Je me méfie néanmoins des dissymétries. Elles sauraient encore quelquefois me blesser : je reste (indécrottablement) sensible et pèche souvent par excès de sentimentalité. Lorsque je donne trop et qu’il me paraît ne pas assez recevoir en retour — même si l’amitié n’est pas si comptable (cela me rappelle un « post » que j’ai finalement supprimé… et qui devait, finalement, assez bien me représenter…) —, j’ai tendance à trouver particulièrement injuste l’incurie dont je suis l’objet.
Et que de relations dissymétriques, en l’occurrence, j’ai connues ! Et je ne parle évidemment pas seulement de celles qui me concernent !…
J’espère revenir. Je veux dire : j’aspire à retrouver avec la même intensité le bonheur à m’éprouver à autrui. C’est avec tendresse que je songe à François, à ses confidences à mi-mot, ce qu’il a dit de son problème d’alcool, ce qu’il a dit mezza-voce de ses regrets. Je sais qu’il y aura d’autres moments où nous serons ainsi de plain-pied. Il n’est plus bien sûr le garçon superbe qui se prenait pour Corto Maltese — et lui ressemblant assez dans ses amours compliquées, notamment, avec les femmes —, mais il donne plus sans doute qu’il ne le croit…

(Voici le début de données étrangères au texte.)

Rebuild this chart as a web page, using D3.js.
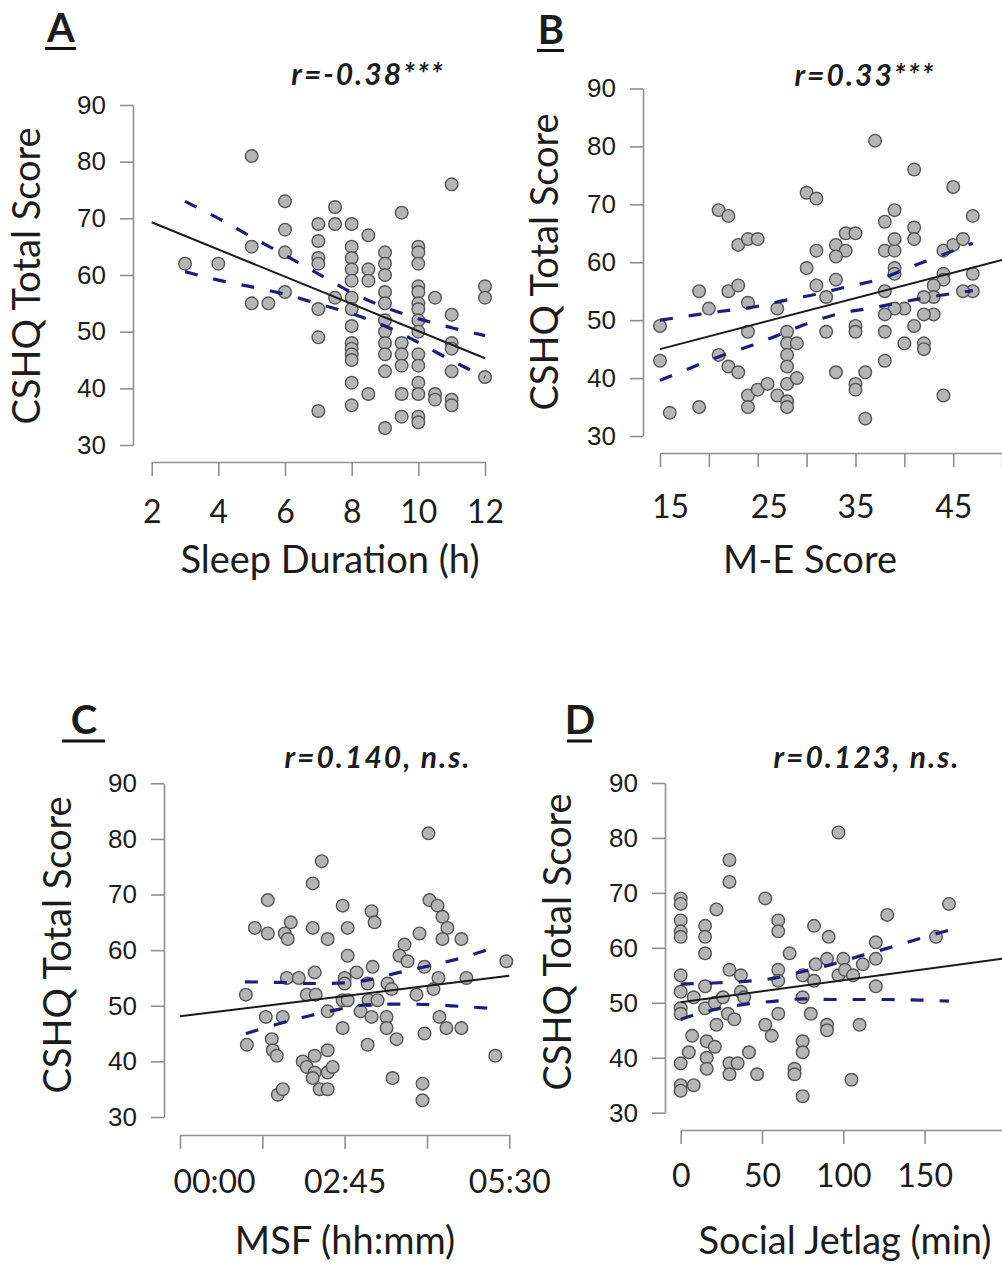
<!DOCTYPE html>
<html>
<head>
<meta charset="utf-8">
<script src="https://cdn.jsdelivr.net/npm/d3@7"></script>
<style>
  body { margin: 0; background: #fff; }
  text { fill: #1c1c1c; }
</style>
</head>
<body>
<svg id="fig" width="1002" height="1272"></svg>
<script>
// CSHQ total score against sleep measures: [x, score] per child
var sleepDuration = [
  [3,62],[4,62],[5,81],[5,65],[5,55],[5.5,55],[6,73],[6,68],[6,64],[6,57],
  [7,69],[7,66],[7,63],[7,62],[7,54],[7,49],[7,36],[7.5,72],[7.5,69],[7.5,56],
  [8,69],[8,65],[8,63],[8,61],[8,59],[8,56],[8,54],[8,51],[8,48],[8,47],[8,46],[8,45],[8,41],[8,37],
  [8.5,67],[8.5,61],[8.5,59],[8.5,39],
  [9,64],[9,62],[9,60],[9,57],[9,55],[9,52],[9,50],[9,48],[9,46],[9,43],[9,33],
  [9.5,71],[9.5,48],[9.5,46],[9.5,44],[9.5,39],[9.5,35],
  [10,65],[10,64],[10,62],[10,58],[10,57],[10,55],[10,54],[10,52],[10,50],[10,46],[10,44],[10,41],[10,39],[10,35],[10,34],
  [10.5,56],[10.5,39],[10.5,38],
  [11,76],[11,53],[11,48],[11,47],[11,43],[11,38],[11,37],
  [12,58],[12,56],[12,42]
];
var meScore = [
  [37,81],[41,76],[45,73],[21,69],[22,68],[30,72],[31,71],[47,68],[39,69],[38,67],
  [41,66],[41,64],[23,63],[24,64],[25,64],[34,65],[35,65],[33,63],[34,62],[33,61],
  [31,62],[30,59],[38,62],[39,62],[39,64],[39,59],[44,62],[45,63],[46,64],[44,58],
  [47,58],[33,57],[19,55],[22,55],[23,56],[20,52],[24,53],[27,52],[31,56],[32,54],
  [39,58],[38,55],[44,57],[47,55],[46,55],[43,56],[43,54],[43,51],[42,54],[42,51],
  [41,49],[42,46],[42,45],[40,46],[40,52],[39,52],[38,51],[38,48],[38,43],[44,37],
  [35,49],[35,48],[32,48],[36,41],[35,39],[35,38],[33,41],[36,33],[15,49],[15,43],
  [16,34],[19,35],[21,44],[22,42],[23,41],[24,48],[24,37],[24,35],[25,38],[26,39],
  [27,37],[28,48],[28,46],[28,44],[28,42],[28,39],[28,36],[28,35],[29,46],[29,40]
];
// MSF in minutes after midnight
var msf = [
  [249,81],[142,76],[133,72],[88,69],[163,68],[250,69],[258,68],[263,66],[268,64],[192,67],
  [195,65],[111,65],[133,64],[168,64],[240,63],[75,64],[88,63],[105,63],[108,62],[148,62],
  [263,62],[282,62],[225,61],[220,59],[228,58],[168,59],[193,57],[177,56],[135,56],[107,55],
  [119,55],[66,52],[127,52],[136,52],[165,55],[165,54],[163,51],[168,51],[188,54],[189,51],
  [198,51],[208,54],[212,53],[245,57],[259,55],[254,53],[287,55],[327,58],[237,52],[86,48],
  [103,48],[148,49],[181,49],[192,48],[207,48],[207,46],[163,46],[260,48],[267,46],[282,46],
  [217,44],[245,45],[188,43],[67,43],[92,44],[93,42],[97,41],[148,42],[123,40],[135,41],
  [127,39],[135,38],[148,38],[153,39],[316,41],[213,37],[243,36],[98,34],[103,35],[140,35],
  [148,35],[243,33],[133,37]
];
// social jetlag in minutes
var jetlag = [
  [97,81],[30,76],[30,72],[0,69],[0,68],[22,67],[52,69],[165,68],[127,66],[0,65],
  [0,63],[0,62],[15,64],[60,65],[60,63],[82,64],[15,62],[15,59],[91,62],[67,59],
  [120,61],[157,62],[90,58],[100,58],[83,57],[120,58],[112,57],[30,56],[37,55],[60,56],
  [60,54],[75,55],[82,54],[97,55],[101,56],[106,55],[0,55],[0,52],[0,49],[0,48],
  [8,51],[15,53],[15,49],[21,50],[26,51],[37,52],[39,51],[29,48],[22,46],[33,47],
  [120,53],[75,51],[60,48],[80,48],[52,46],[56,44],[90,46],[90,45],[110,46],[7,44],
  [16,43],[21,42],[5,41],[0,39],[16,40],[16,38],[42,41],[30,39],[35,39],[30,37],
  [47,37],[75,43],[75,41],[70,38],[70,37],[105,36],[0,35],[8,35],[0,34],[75,33]
];

// fitted lines and 95% confidence limits
var fitA = [[2,69.3],[12,45.3]];
var upperA = [[3,73],[4,70],[5,66.7],[6,63.5],[7,60.2],[8,56.9],[9,54.3],[10,52.3],[11,50.7],[12,49.3]];
var lowerA = [[3,60.6],[4,59.1],[5,57.9],[6,56.6],[7,54.9],[8,53.2],[9,51],[10,48.1],[11,44.9],[12,42]];
var fitB = [[15,45],[50,60.4]];
var upperB = [[15,50],[19,51],[22,51.7],[25,52.4],[28,53.5],[31,54.5],[34,55.7],[37.5,57.1],[40.5,59.1],[43.5,61],[47,63.3]];
var lowerB = [[15,39.6],[18.5,42],[21.5,44],[24.5,45.7],[27.5,47.7],[30.5,49.7],[33.5,51.2],[37,52.2],[40,53.2],[43,54.1],[47,55.1]];
var fitC = [[0,48.1],[330,55.4]];
var upperC = [[65,54.3],[100,54.2],[135,54],[165,54.1],[190,54.7],[220,56],[250,57.2],[280,58.5],[315,60.5]];
var lowerC = [[66,45],[100,46.8],[130,48.2],[160,49.4],[190,50.2],[220,50.3],[250,50.2],[280,49.9],[315,49.5]];
var fitD = [[0,50.1],[200,58.1]];
var upperD = [[0,53.4],[20,53.6],[40,53.9],[58,54.5],[75,55.7],[93,57],[110,58.5],[128,60],[146,61.6],[165,63.2]];
var lowerD = [[0,47],[21,48.8],[39,49.7],[58,50.3],[75,50.7],[94,50.6],[110,50.6],[128,50.6],[147,50.5],[165,50.3]];

// ticks
var yTicks = [30,40,50,60,70,80,90];
var xTicksA = [2,4,6,8,10,12];
var xTicksB = [15,20,25,30,35,40,45,50];
var xLabelsB = [15,25,35,45];
var xTicksC = [0,82.5,165,247.5,330];
var xLabelsC = {0:"00:00", 165:"02:45", 330:"05:30"};
var xTicksD = [0,50,100,150];

var panels = [
  {letter:"A", stat:"r=-0.38***", xTitle:"Sleep Duration (h)",
   pts:sleepDuration, fit:fitA, up:upperA, lo:lowerA,
   xDom:[2,12], xRange:[151.7,485], yRange:[445,105], axisX:133, axisY:462,
   ticks:xTicksA, fmt:function(d){ return d; }, labelBase:523, shift:{},
   letterPos:[61,42], uline:[45,76,48.5], statPos:[368,85], yTitle:[40,276], xTitlePos:[330,573]},
  {letter:"B", stat:"r=0.33***", xTitle:"M-E Score",
   pts:meScore, fit:fitB, up:upperB, lo:lowerB,
   xDom:[15,50], xRange:[660,1002.1], yRange:[436,88.5], axisX:643, axisY:453,
   ticks:xTicksB, fmt:function(d){ return xLabelsB.indexOf(d) >= 0 ? d : ""; }, labelBase:518, shift:{15:10, 25:11},
   letterPos:[551,44], uline:[537,564,50.5], statPos:[865,86], yTitle:[558,262], xTitlePos:[810,573]},
  {letter:"C", stat:"r=0.140, n.s.", xTitle:"MSF (hh:mm)",
   pts:msf, fit:fitC, up:upperC, lo:lowerC,
   xDom:[0,330], xRange:[180,509.3], yRange:[1117,783.3], axisX:164, axisY:1135,
   ticks:xTicksC, fmt:function(d){ return xLabelsC[d] || ""; }, labelBase:1193, shift:{0:34},
   letterPos:[84,734], uline:[62,105,741], statPos:[378,768], yTitle:[71,945], xTitlePos:[345,1254]},
  {letter:"D", stat:"r=0.123, n.s.", xTitle:"Social Jetlag (min)",
   pts:jetlag, fit:fitD, up:upperD, lo:lowerD,
   xDom:[0,197.6], xRange:[680.7,1002], yRange:[1112.7,783], axisX:665, axisY:1130,
   ticks:xTicksD, fmt:function(d){ return d; }, labelBase:1187, shift:{},
   letterPos:[580,734], uline:[567,592,741], statPos:[867,768], yTitle:[571,942], xTitlePos:[845,1254]}
];

var svg = d3.select("#fig");
var humanist = "Lato, 'Open Sans', sans-serif";

panels.forEach(function(p) {
  var x = d3.scaleLinear().domain(p.xDom).range(p.xRange);
  var y = d3.scaleLinear().domain([30,90]).range(p.yRange);
  var g = svg.append("g");

  // y axis, ticks pointing out to the left
  var ya = g.append("g")
    .attr("transform", "translate(" + p.axisX + ",0)")
    .call(d3.axisLeft(y).tickValues(yTicks).tickSize(13).tickSizeOuter(0).tickPadding(14));
  ya.selectAll("text")
    .style("font-family", "'Liberation Sans', Arial, sans-serif")
    .style("font-size", "26px");

  // x axis; labels placed on a fixed baseline below the ticks
  var xa = g.append("g")
    .attr("transform", "translate(0," + p.axisY + ")")
    .call(d3.axisBottom(x).tickValues(p.ticks).tickFormat(p.fmt)
      .tickSize(14).tickSizeOuter(0));
  xa.selectAll("text")
    .attr("y", p.labelBase - p.axisY)
    .attr("dy", null)
    .attr("dx", function(d){ return p.shift[d] || 0; })
    .style("font-family", humanist)
    .style("font-size", "32px");

  [ya, xa].forEach(function(a) {
    a.select(".domain").attr("stroke", "#8f8f8f").attr("stroke-width", 1.6);
    a.selectAll(".tick line").attr("stroke", "#8f8f8f").attr("stroke-width", 1.6);
    a.selectAll("text").attr("fill", "#1c1c1c");
  });

  // points
  g.selectAll("circle")
    .data(p.pts)
    .enter()
    .append("circle")
    .attr("cx", function(d){ return x(d[0]); })
    .attr("cy", function(d){ return y(d[1]); })
    .attr("r", 6.3)
    .attr("fill", "#b5b5b5")
    .attr("stroke", "#555")
    .attr("stroke-width", 1.4);

  var line = d3.line()
    .x(function(d){ return x(d[0]); })
    .y(function(d){ return y(d[1]); });
  var band = d3.line()
    .curve(d3.curveMonotoneX)
    .x(function(d){ return x(d[0]); })
    .y(function(d){ return y(d[1]); });

  [p.up, p.lo].forEach(function(b) {
    g.append("path")
      .attr("d", band(b))
      .attr("fill", "none")
      .attr("stroke", "#1d1d7c")
      .attr("stroke-width", 3.2)
      .attr("stroke-dasharray", "13,16");
  });

  g.append("path")
    .attr("d", line(p.fit))
    .attr("fill", "none")
    .attr("stroke", "#1a1a1a")
    .attr("stroke-width", 2);

  // panel letter with underline
  g.append("text")
    .attr("x", p.letterPos[0]).attr("y", p.letterPos[1])
    .attr("text-anchor", "middle")
    .style("font-family", humanist)
    .style("font-size", "40px")
    .style("font-weight", "bold")
    .text(p.letter);
  g.append("line")
    .attr("x1", p.uline[0]).attr("x2", p.uline[1])
    .attr("y1", p.uline[2]).attr("y2", p.uline[2])
    .attr("stroke", "#111").attr("stroke-width", 3);

  // correlation
  g.append("text")
    .attr("x", p.statPos[0]).attr("y", p.statPos[1])
    .attr("text-anchor", "middle")
    .style("font-family", humanist)
    .style("font-size", "30px")
    .style("font-weight", "bold")
    .style("font-style", "italic")
    .style("letter-spacing", "2px")
    .text(p.stat);

  // axis titles
  g.append("text")
    .attr("transform", "translate(" + p.yTitle[0] + "," + p.yTitle[1] + ") rotate(-90)")
    .attr("text-anchor", "middle")
    .style("font-family", humanist)
    .style("font-size", "38px")
    .text("CSHQ Total Score");
  g.append("text")
    .attr("x", p.xTitlePos[0]).attr("y", p.xTitlePos[1])
    .attr("text-anchor", "middle")
    .style("font-family", humanist)
    .style("font-size", "38px")
    .text(p.xTitle);
});
</script>
</body>
</html>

Naturellement, je laisse invisibles quelques soubassements. Par pudeur, par respect pour autrui. Par la crainte que j’aurais aussi de les blesser. Il se peut que j’aie tort à ce sujet, mais je ne veux pas les livrer à la sagacité de quelque lecteur anonyme : la facilité avec laquelle N*** a reconnu JM alias L***, alors que je croyais avoir pris des précautions (il faut toutefois tenir compte du fait qu’ils se sont plusieurs fois rencontrés), m’a désarçonné.
… Je ne sais même pas si je publierai ces lignes, qui, à mesure, sont devenues de moins en moins « extimes », mais je me suis pris de passion à les écrire… Vraiment.